PML-N office-bearers meet to fulfil legal formality

Published October 11, 2016
ISLAMABAD: Prime Minister Nawaz Sharif chairs a meeting of the PML-N’s central working committee on Monday.—APP
ISLAMABAD: Prime Minister Nawaz Sharif chairs a meeting of the PML-N’s central working committee on Monday.—APP

ISLAMABAD: The Central Working Committee (CWC) of the ruling Pakistan Muslim League-Nawaz (PML-N) met on Monday for the first time since the 2013 general elections, but only to fulfil the legal requirement of holding intra-party elections.

The PML-N was reminded by the Election Commission of Pakistan (ECP) last month that its intra-party elections were overdue after the three-year term of its office-bearers expired in July 2014.

Monday’s meeting, therefore, was convened mainly to enable the party to contest future by-polls on vacant seats for the national and provincial assemblies. The last time the CWC met, well before the general elections, was to sanction the allotment of tickets to party candidates.

Talking to Dawn after the meeting, PML-N Senator Mushahidullah Khan said that a five-member election committee had been constituted under Chaudhry Jaffar Iqbal to conduct intra-party elections for the next three-year term. The meeting was chaired by Prime Minister Nawaz Sharif and attended by key federal ministers, central and provincial office-bearers as well as Azad Jammu and Kashmir Prime Minister Farooq Haider and Gilgit-Baltistan Chief Minister Hafeezur Rehman.


CWC designates body to hold intra-party elections, a pre-requisite for participating in further elections


Mushahidullah Khan claimed that the main purpose of the meeting was to discuss the intra-party elections and other internal affairs. He said there was no discussion on the Pakistan Tehreek-i-Insaf’s (PTI) Oct 30 protest.

He said that not a single participant in the meeting named the PTI or Imran Khan. Even the prime minister, in his opening remarks, only alluded to the party indirectly, saying that some people wanted to derail the country from the road to progress.

The PML-N’s election committee, headed by Chaudhry Jaffar Iqbal, consists of Imdad Chandio, Ali Asghar Jadoon, Mir Afzal and Najma Hamid.

Sources told Dawn that the party leadership had planned to convene a general council meeting of the party on Oct 18 to elect new office-bearers. The office of the party’s secretary general had been vacant for over a year after Iqbal Zafar Jhagra was appointed governor of Khyber Pakhtunkhwa.

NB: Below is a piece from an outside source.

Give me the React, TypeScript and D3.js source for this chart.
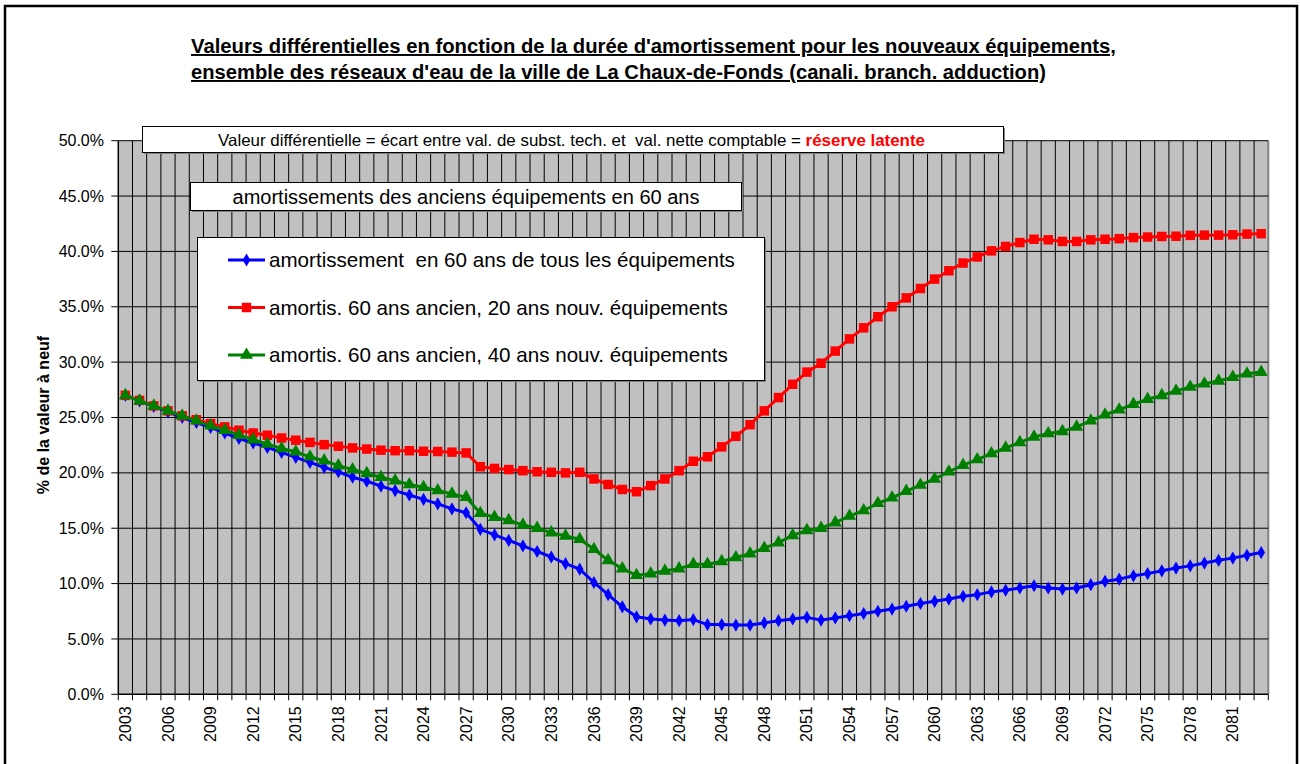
import React from 'react';
import * as d3 from 'd3';

// years 2003 .. 2083 (categories)
const years: number[] = Array.from({ length: 81 }, (_, i) => 2003 + i);

// amortissement en 60 ans de tous les équipements
const blueValues = [
  27.0, 26.5, 26.0, 25.5, 25.0, 24.55, 24.1, 23.6, 23.1, 22.7,
  22.3, 21.85, 21.4, 20.95, 20.5, 20.1, 19.6, 19.25, 18.8, 18.4,
  18.0, 17.6, 17.2, 16.75, 16.4, 14.9, 14.4, 13.9, 13.4, 12.9,
  12.4, 11.8, 11.3, 10.1, 9.0, 7.9, 7.0, 6.8, 6.7, 6.65,
  6.75, 6.3, 6.3, 6.25, 6.25, 6.45, 6.65, 6.8, 6.95, 6.7,
  6.9, 7.1, 7.3, 7.5, 7.7, 7.95, 8.2, 8.4, 8.6, 8.85,
  9.0, 9.25, 9.4, 9.6, 9.8, 9.6, 9.5, 9.6, 9.9, 10.2,
  10.4, 10.7, 10.9, 11.15, 11.4, 11.6, 11.85, 12.1, 12.3, 12.55,
  12.8,
];

// amortis. 60 ans ancien, 20 ans nouv. équipements
const redValues = [
  27.0, 26.55, 26.05, 25.6, 25.15, 24.8, 24.45, 24.15, 23.85, 23.6,
  23.4, 23.15, 22.95, 22.75, 22.55, 22.4, 22.25, 22.15, 22.05, 22.0,
  22.0, 21.95, 21.93, 21.87, 21.8, 20.55, 20.4, 20.3, 20.2, 20.1,
  20.05, 20.0, 20.05, 19.45, 18.95, 18.5, 18.3, 18.85, 19.45, 20.2,
  21.05, 21.45, 22.35, 23.3, 24.35, 25.6, 26.8, 28.0, 29.1, 29.9,
  31.0, 32.1, 33.1, 34.1, 35.0, 35.8, 36.65, 37.5, 38.25, 38.95,
  39.5, 40.05, 40.45, 40.8, 41.1, 41.05, 40.9, 40.9, 41.05, 41.1,
  41.15, 41.25, 41.3, 41.35, 41.37, 41.45, 41.47, 41.47, 41.5, 41.57,
  41.6,
];

// amortis. 60 ans ancien, 40 ans nouv. équipements
const greenValues = [
  27.0, 26.5, 26.05, 25.6, 25.15, 24.7, 24.25, 23.85, 23.4, 23.0,
  22.6, 22.2, 21.9, 21.45, 21.1, 20.65, 20.3, 19.95, 19.6, 19.3,
  18.95, 18.7, 18.4, 18.1, 17.8, 16.35, 16.0, 15.7, 15.3, 15.0,
  14.6, 14.3, 14.0, 13.1, 12.1, 11.35, 10.75, 10.9, 11.15, 11.35,
  11.75, 11.75, 12.0, 12.35, 12.7, 13.2, 13.7, 14.35, 14.8, 15.0,
  15.5, 16.1, 16.6, 17.25, 17.75, 18.35, 18.9, 19.45, 20.1, 20.7,
  21.2, 21.75, 22.25, 22.75, 23.25, 23.55, 23.75, 24.15, 24.7, 25.25,
  25.7, 26.2, 26.65, 27.0, 27.4, 27.75, 28.05, 28.3, 28.65, 28.95,
  29.1,
];

const yTicks = [0, 5, 10, 15, 20, 25, 30, 35, 40, 45, 50];

const seriesNames = [
  'amortissement  en 60 ans de tous les équipements',
  'amortis. 60 ans ancien, 20 ans nouv. équipements',
  'amortis. 60 ans ancien, 40 ans nouv. équipements',
];

const titleLines = [
  "Valeurs différentielles en fonction de la durée d'amortissement pour les nouveaux équipements,",
  "ensemble des réseaux d'eau de la ville de La Chaux-de-Fonds (canali. branch. adduction)",
];
const titleWidths = [925, 855];

const FONT = "'Liberation Sans', Arial, sans-serif";

const plot = { left: 118.3, right: 1268.3, top: 140.7, bottom: 694.3 };

const series = [
  { name: seriesNames[0], values: blueValues, color: '#0000FF', symbol: d3.symbolDiamond, size: 50 },
  { name: seriesNames[1], values: redValues, color: '#FF0000', symbol: d3.symbolSquare, size: 90 },
  { name: seriesNames[2], values: greenValues, color: '#008000', symbol: d3.symbolTriangle, size: 75 },
];

const App: React.FC = () => {
  const x = d3.scaleBand<number>().domain(years).range([plot.left, plot.right]).padding(0);
  const y = d3.scaleLinear().domain([0, 50]).range([plot.bottom, plot.top]);
  const cx = (yr: number) => (x(yr) as number) + x.bandwidth() / 2;

  const line = d3.line<number>()
    .x((_, i) => cx(years[i]))
    .y(v => y(v));

  const boundaries = [...years.map(yr => x(yr) as number), plot.right];
  const labelYears = years.filter((_, i) => i % 3 === 0 && i < 80);

  return (
    <svg width={1300} height={764} style={{ position: 'absolute', left: 0, top: 0, background: '#fff' }}
      fontFamily={FONT}>
      <rect x={0} y={0} width={1300} height={764} fill="#fff" />
      {/* outer frame */}
      <rect x={5} y={6} width={1292} height={800} fill="none" stroke="#000" strokeWidth={2.5} />

      {/* title */}
      {titleLines.map((t, i) => (
        <text key={i} x={191} y={53 + i * 26} fontSize={19.5} fontWeight="bold"
          textLength={titleWidths[i]} lengthAdjust="spacingAndGlyphs"
          textDecoration="underline" fill="#000">{t}</text>
      ))}

      {/* plot background */}
      <rect x={plot.left} y={plot.top} width={plot.right - plot.left} height={plot.bottom - plot.top}
        fill="#C0C0C0" />

      {/* vertical grid */}
      {boundaries.slice(1).map((bx, i) => (
        <line key={'vg' + i} x1={bx} x2={bx} y1={plot.top} y2={plot.bottom}
          stroke={i === boundaries.length - 2 ? '#808080' : '#000'} strokeWidth={i === boundaries.length - 2 ? 2 : 1} />
      ))}
      {/* horizontal grid */}
      {yTicks.slice(1).map(t => (
        <line key={'hg' + t} x1={plot.left} x2={plot.right} y1={y(t)} y2={y(t)} stroke="#000" strokeWidth={1} />
      ))}

      {/* axes */}
      <line x1={plot.left} x2={plot.left} y1={plot.top} y2={plot.bottom} stroke="#000" strokeWidth={1.5} />
      <line x1={plot.left} x2={plot.right} y1={plot.bottom} y2={plot.bottom} stroke="#000" strokeWidth={1.5} />
      {yTicks.map(t => (
        <g key={'yt' + t}>
          <line x1={plot.left - 7} x2={plot.left} y1={y(t)} y2={y(t)} stroke="#000" />
          <text x={104} y={y(t)} dy="0.35em" textAnchor="end" fontSize={16} fill="#000">
            {t.toFixed(1)}%
          </text>
        </g>
      ))}
      {boundaries.map((bx, i) => (
        <line key={'xt' + i} x1={bx} x2={bx} y1={plot.bottom} y2={plot.bottom + 6} stroke="#000" />
      ))}
      {labelYears.map(yr => (
        <text key={'xl' + yr} transform={`translate(${cx(yr)},${plot.bottom + 12}) rotate(-90)`}
          dy="0.35em" textAnchor="end" fontSize={16} fill="#000">{yr}</text>
      ))}

      <text transform="translate(43,415) rotate(-90)" textAnchor="middle" dy="0.35em"
        fontSize={16} fontWeight="bold" fill="#000">% de la valeur à neuf</text>

      {/* series */}
      {series.map(s => (
        <g key={s.name}>
          <path d={line(s.values) || ''} fill="none" stroke={s.color} strokeWidth={3} strokeLinejoin="round" />
          {s.values.map((v, i) => (
            <path key={i} transform={`translate(${cx(years[i])},${y(v)})`}
              d={d3.symbol(s.symbol, s.size)() || ''} fill={s.color} />
          ))}
        </g>
      ))}

      {/* annotation box 1 */}
      <rect x={144} y={128} width={861} height={26} fill="#808080" />
      <rect x={142.5} y={126.5} width={861} height={26} fill="#fff" stroke="#000" strokeWidth={1} />
      <text x={218} y={140} dy="0.35em" fontSize={16.5} fill="#000" style={{ whiteSpace: 'pre' }}
        textLength={707} lengthAdjust="spacingAndGlyphs">
        {'Valeur différentielle = écart entre val. de subst. tech. et  val. nette comptable = '}
        <tspan fill="#FF0000" fontWeight="bold">réserve latente</tspan>
      </text>

      {/* annotation box 2 */}
      <rect x={192} y={184} width={551} height={28} fill="#808080" />
      <rect x={190.5} y={182.5} width={551} height={28} fill="#fff" stroke="#000" strokeWidth={1} />
      <text x={466} y={197} dy="0.35em" textAnchor="middle" fontSize={20} fill="#000">
        amortissements des anciens équipements en 60 ans
      </text>

      {/* legend */}
      <rect x={199} y={239} width={567} height={143} fill="#808080" />
      <rect x={197.5} y={237.5} width={567} height={143} fill="#fff" stroke="#000" strokeWidth={1} />
      {series.map((s, i) => {
        const ly = 260 + i * 47.5;
        return (
          <g key={'lg' + i}>
            <line x1={228} x2={265} y1={ly} y2={ly} stroke={s.color} strokeWidth={3} />
            <path transform={`translate(246.5,${ly})`} d={d3.symbol(s.symbol, s.size)() || ''} fill={s.color} />
            <text x={269} y={ly} dy="0.35em" fontSize={20.6} fill="#000" style={{ whiteSpace: 'pre' }}>{s.name}</text>
          </g>
        );
      })}
    </svg>
  );
};

export default App;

Sources said that after his opening remarks, the prime minister declared that only senior members from each province would be allowed to speak. Some participants sent chits to Mr Sharif seeking his permission to speak, but the prime minister did not heed them. Among those who got the opportunity to speak were Raja Zafarul Haq, Siddiqul Farooq and Ghulam Dastagir Khan from Punjab; Ilahi Bakhsh Soomro from Sindh, Saranjam Zamindar from KP, Sardar Yaqoob Nasir from Balochistan, the AJK prime minister and the GB chief minister.

Railways Minister Khawaja Saad Rafiq then made the announcement about the formation of the election committee. Sources said almost all speakers praised the government’s three-year performance and paid tribute to PM Sharif. Veteran party leader Ghulam Dastagir Khan, however, expressed concern over the inordinate delay in convening the CWC.

In his opening remarks, the prime minister said the party had inherited a number of challenges when it took over the government in 2013, but it was overcoming them “satisfactorily”. He said there had been significant decline in terrorism incidents and the country’s economy had been strengthened. “Our agenda is [one] of development and progress. Certain people want to derail the process of development. They only believe in protests,” the prime minister said, in an apparent reference to the PTI. He said democracy gave the right to protest but it could not be without limits. “They want to paralyse Pakistan through their negative politics. They failed in their attempt in 2014, and they will fail miserably this time also,” he added.

The prime minister said that he was committed to the Kashmir cause. “No power in the world can stop us from supporting the freedom struggle of Kashmiris,” he said, adding: “India is sadly mistaken if it thinks that a freedom fight can be equated with terrorism.” Mr Sharif also briefed the members on the progress so far made in the implementation of $46 billion China-Pakistan Economic Corridor (CPEC) project, saying that “Balochistan will benefit the most from CPEC.”

Special adviser to the prime minister Irfan Siddiqui presented a resolution at the meeting condemning the violation of human rights in India-held Kashmir and expressing solidarity with the people of Kashmir.